▶ **WHAT NEEDS TO BE DONE**:
Output the material below unchanged, apart from leaving out the pictures.

▶ **STORED DATA**:
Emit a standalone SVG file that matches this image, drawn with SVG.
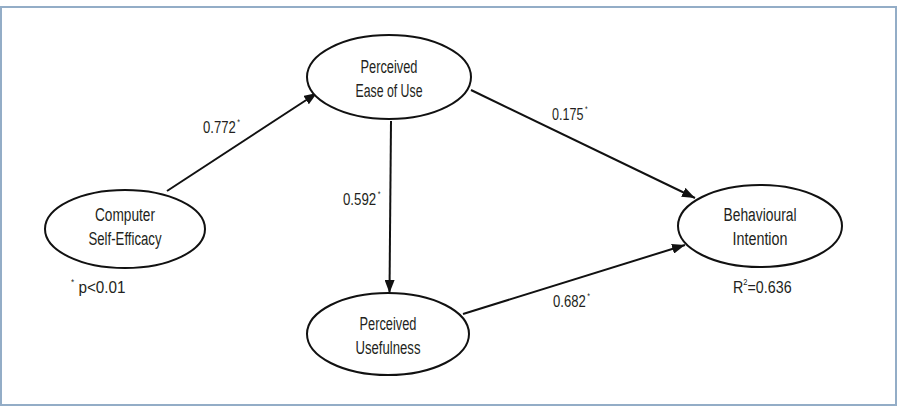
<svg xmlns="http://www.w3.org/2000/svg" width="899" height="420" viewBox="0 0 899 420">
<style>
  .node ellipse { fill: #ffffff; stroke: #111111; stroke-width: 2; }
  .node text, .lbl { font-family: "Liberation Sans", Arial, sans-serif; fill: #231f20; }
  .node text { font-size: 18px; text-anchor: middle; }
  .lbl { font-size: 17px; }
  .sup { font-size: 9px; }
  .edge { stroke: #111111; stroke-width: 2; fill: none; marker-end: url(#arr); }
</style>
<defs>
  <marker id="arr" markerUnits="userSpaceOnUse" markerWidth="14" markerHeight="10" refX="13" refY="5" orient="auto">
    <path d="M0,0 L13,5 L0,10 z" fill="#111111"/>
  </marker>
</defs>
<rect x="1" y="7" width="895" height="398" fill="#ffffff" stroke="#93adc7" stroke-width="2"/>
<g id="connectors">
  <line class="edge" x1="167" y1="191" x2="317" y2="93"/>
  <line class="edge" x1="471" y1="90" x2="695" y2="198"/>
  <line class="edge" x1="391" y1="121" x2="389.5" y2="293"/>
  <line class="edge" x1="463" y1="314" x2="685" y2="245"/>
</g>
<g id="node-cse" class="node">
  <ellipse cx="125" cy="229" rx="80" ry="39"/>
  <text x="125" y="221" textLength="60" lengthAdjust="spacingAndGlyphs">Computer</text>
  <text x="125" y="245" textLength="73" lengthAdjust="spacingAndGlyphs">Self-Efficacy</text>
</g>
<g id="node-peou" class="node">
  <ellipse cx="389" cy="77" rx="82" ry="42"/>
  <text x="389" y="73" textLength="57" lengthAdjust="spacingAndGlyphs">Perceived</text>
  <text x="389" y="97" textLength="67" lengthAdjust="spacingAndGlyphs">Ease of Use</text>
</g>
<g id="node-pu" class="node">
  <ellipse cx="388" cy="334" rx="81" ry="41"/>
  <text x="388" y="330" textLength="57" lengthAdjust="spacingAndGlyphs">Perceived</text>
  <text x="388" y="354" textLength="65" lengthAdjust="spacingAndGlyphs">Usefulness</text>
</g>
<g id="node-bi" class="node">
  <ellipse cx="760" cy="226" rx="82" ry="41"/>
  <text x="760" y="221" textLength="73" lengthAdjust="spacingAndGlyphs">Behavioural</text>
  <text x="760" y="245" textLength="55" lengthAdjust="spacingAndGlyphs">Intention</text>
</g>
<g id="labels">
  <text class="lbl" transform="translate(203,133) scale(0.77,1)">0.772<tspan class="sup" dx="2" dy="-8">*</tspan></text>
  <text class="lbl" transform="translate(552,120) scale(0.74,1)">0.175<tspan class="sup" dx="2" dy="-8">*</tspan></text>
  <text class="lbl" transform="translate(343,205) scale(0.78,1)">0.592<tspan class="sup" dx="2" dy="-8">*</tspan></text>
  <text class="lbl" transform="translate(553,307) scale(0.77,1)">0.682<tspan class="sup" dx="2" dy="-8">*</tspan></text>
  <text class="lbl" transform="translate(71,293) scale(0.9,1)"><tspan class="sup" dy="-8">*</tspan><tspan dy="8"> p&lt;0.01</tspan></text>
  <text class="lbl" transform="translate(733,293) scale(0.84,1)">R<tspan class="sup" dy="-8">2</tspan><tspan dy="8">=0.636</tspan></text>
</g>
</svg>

▶ **TASK RESULT**:
Emit a standalone SVG file that matches this image, drawn with SVG.
<svg xmlns="http://www.w3.org/2000/svg" width="899" height="420" viewBox="0 0 899 420">
<style>
  .node ellipse { fill: #ffffff; stroke: #111111; stroke-width: 2; }
  .node text, .lbl { font-family: "Liberation Sans", Arial, sans-serif; fill: #231f20; }
  .node text { font-size: 18px; text-anchor: middle; }
  .lbl { font-size: 17px; }
  .sup { font-size: 9px; }
  .edge { stroke: #111111; stroke-width: 2; fill: none; marker-end: url(#arr); }
</style>
<defs>
  <marker id="arr" markerUnits="userSpaceOnUse" markerWidth="14" markerHeight="10" refX="13" refY="5" orient="auto">
    <path d="M0,0 L13,5 L0,10 z" fill="#111111"/>
  </marker>
</defs>
<rect x="1" y="7" width="895" height="398" fill="#ffffff" stroke="#93adc7" stroke-width="2"/>
<g id="connectors">
  <line class="edge" x1="167" y1="191" x2="317" y2="93"/>
  <line class="edge" x1="471" y1="90" x2="695" y2="198"/>
  <line class="edge" x1="391" y1="121" x2="389.5" y2="293"/>
  <line class="edge" x1="463" y1="314" x2="685" y2="245"/>
</g>
<g id="node-cse" class="node">
  <ellipse cx="125" cy="229" rx="80" ry="39"/>
  <text x="125" y="221" textLength="60" lengthAdjust="spacingAndGlyphs">Computer</text>
  <text x="125" y="245" textLength="73" lengthAdjust="spacingAndGlyphs">Self-Efficacy</text>
</g>
<g id="node-peou" class="node">
  <ellipse cx="389" cy="77" rx="82" ry="42"/>
  <text x="389" y="73" textLength="57" lengthAdjust="spacingAndGlyphs">Perceived</text>
  <text x="389" y="97" textLength="67" lengthAdjust="spacingAndGlyphs">Ease of Use</text>
</g>
<g id="node-pu" class="node">
  <ellipse cx="388" cy="334" rx="81" ry="41"/>
  <text x="388" y="330" textLength="57" lengthAdjust="spacingAndGlyphs">Perceived</text>
  <text x="388" y="354" textLength="65" lengthAdjust="spacingAndGlyphs">Usefulness</text>
</g>
<g id="node-bi" class="node">
  <ellipse cx="760" cy="226" rx="82" ry="41"/>
  <text x="760" y="221" textLength="73" lengthAdjust="spacingAndGlyphs">Behavioural</text>
  <text x="760" y="245" textLength="55" lengthAdjust="spacingAndGlyphs">Intention</text>
</g>
<g id="labels">
  <text class="lbl" transform="translate(203,133) scale(0.77,1)">0.772<tspan class="sup" dx="2" dy="-8">*</tspan></text>
  <text class="lbl" transform="translate(552,120) scale(0.74,1)">0.175<tspan class="sup" dx="2" dy="-8">*</tspan></text>
  <text class="lbl" transform="translate(343,205) scale(0.78,1)">0.592<tspan class="sup" dx="2" dy="-8">*</tspan></text>
  <text class="lbl" transform="translate(553,307) scale(0.77,1)">0.682<tspan class="sup" dx="2" dy="-8">*</tspan></text>
  <text class="lbl" transform="translate(71,293) scale(0.9,1)"><tspan class="sup" dy="-8">*</tspan><tspan dy="8"> p&lt;0.01</tspan></text>
  <text class="lbl" transform="translate(733,293) scale(0.84,1)">R<tspan class="sup" dy="-8">2</tspan><tspan dy="8">=0.636</tspan></text>
</g>
</svg>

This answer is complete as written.